Sunday, January 22, 2012

Friday Noon Movie Club: Take Shelter

This week’s Friday Noon Movie Club witnessed the first ever attendance by an adult male! This brave man and his lovely wife joined me for a couple of hours of ominous dread, as I had promised in the weekly announcement. We went to see Take Shelter, a film about a man who may be having visions warning of coming disaster, or he may be on the brink of a psychotic break. Is he a prophet, madman or both?


Curtis is a hard-working man with all the kinds of shelter we look for in life: his own home, a good job as a foreman on a construction drilling crew, good health insurance, friends, and a good marriage to his near-saint of a wife, Samantha. The two are working through the hurdles of bringing up their young, deaf daughter, Hannah, acting as shelter to her as well, as they learn how to use sign language and try to help her connect socially.
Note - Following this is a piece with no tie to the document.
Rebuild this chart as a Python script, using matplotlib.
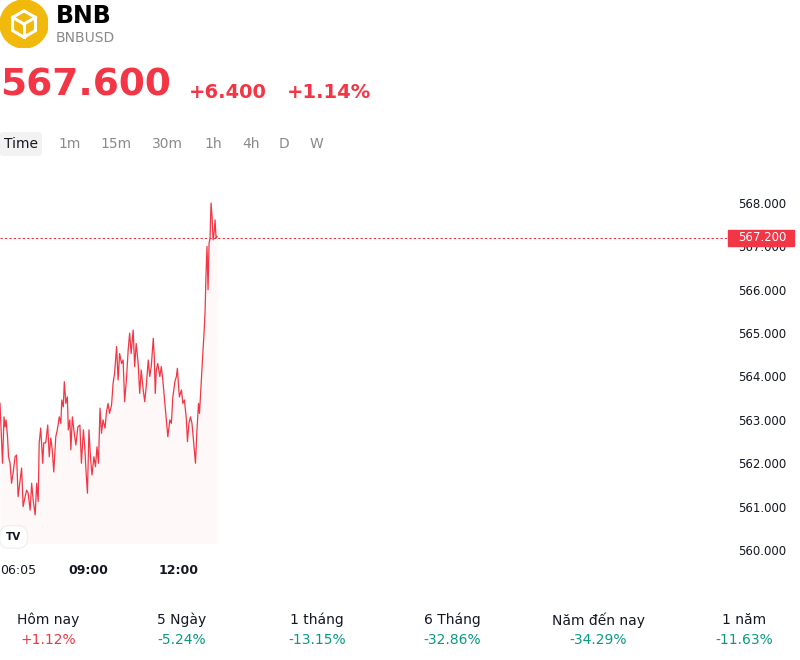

That kind of shelter is what we all hope for, often called the American Dream. But Curtis’s fears are becoming much larger than that shelter can handle. And the only way he can find to combat his fear is to protect his family. He becomes obsessed with building a tornado shelter, among other measures. His sources of protection strain his relationships, including his marriage.

This movie is strange and different. It is also extremely well made. The acting is stellar. Michael Shannon plays the perfect everyman—average looks, no particular charisma, but you somehow know that Curtis is a good man, a strong man, an honest man, even as he tries to hide what is happening to him. Jessica Chastain is luminous (and what a year she’s had—The Help, The Tree of Life, The Debt), giving us a demonstration of the Proverbs 31 woman at work, providing for her family in every way she can. I’m trying not to hate her.

Director Jeff Nichols lets us into the horror of Curtis’s fears. After a few of his nightmares I was afraid that I’d stumbled into a horror movie by accident, wondering where this would go. I don’t do horror. But while they took me to the limit of my comfort, they never went beyond it. The nightmares themselves are not the focal point. It’s the fear they inspire and the reactions to that fear that the movie builds on.

There are effective images of ascending and descending, going towards light and away from it, out in the open or underground. Even his job working with drilling makes you feel that somehow he is probing the earth, disturbing or trying to break through something hard and ungiving.

As Curtis goes through this trying experience, he turns on the TV only to see chemical spills on the news. His search for help leads him to a counselor at the hospital who uses a room covered with medical posters warning of HIV and H1N1. All of the everyday horror that becomes normal to us intensifies his feelings of dread—dread that he is either mentally ill or that something horrible is about to happen.

Hiding his fears only disconnects him from everyone else. They don’t understand what is happening, and they react badly. In one scene, members of his community see exactly how afraid he is, and his vulnerability and fear are palpable.

I’ve been thinking about why the movie includes a deaf daughter. There is one obvious plot reason that I won’t tell you about. But I think the disconnectedness that the parents know she experiences, even when she doesn’t know it, is part of the picture somehow. The inability to communicate or to hear what others try to communicate definitely plays a part in the story.

Last fall I saw Martha Marcy May Marlene, in which a young woman is taken in by and becomes a victim of a cult. I wouldn’t recommend it, because it was too disturbing. I wish I could un-see it. But I mention it here because between Take Shelter and the four M’s, the American Dream takes an allegorical beating. Not because it’s a bad thing in and of itself, but because it’s not enough to sustain you when you face the valley of the shadow of death.

If you enjoy movies that leave you wondering, and that give you food for thought for days, see Take Shelter. Take Shelter manages to nail the dread without leaving me feeling violated or hopeless. If you do see it, please let me know what you thought, particularly of the ending. This one will likely be on my mind for a couple of weeks.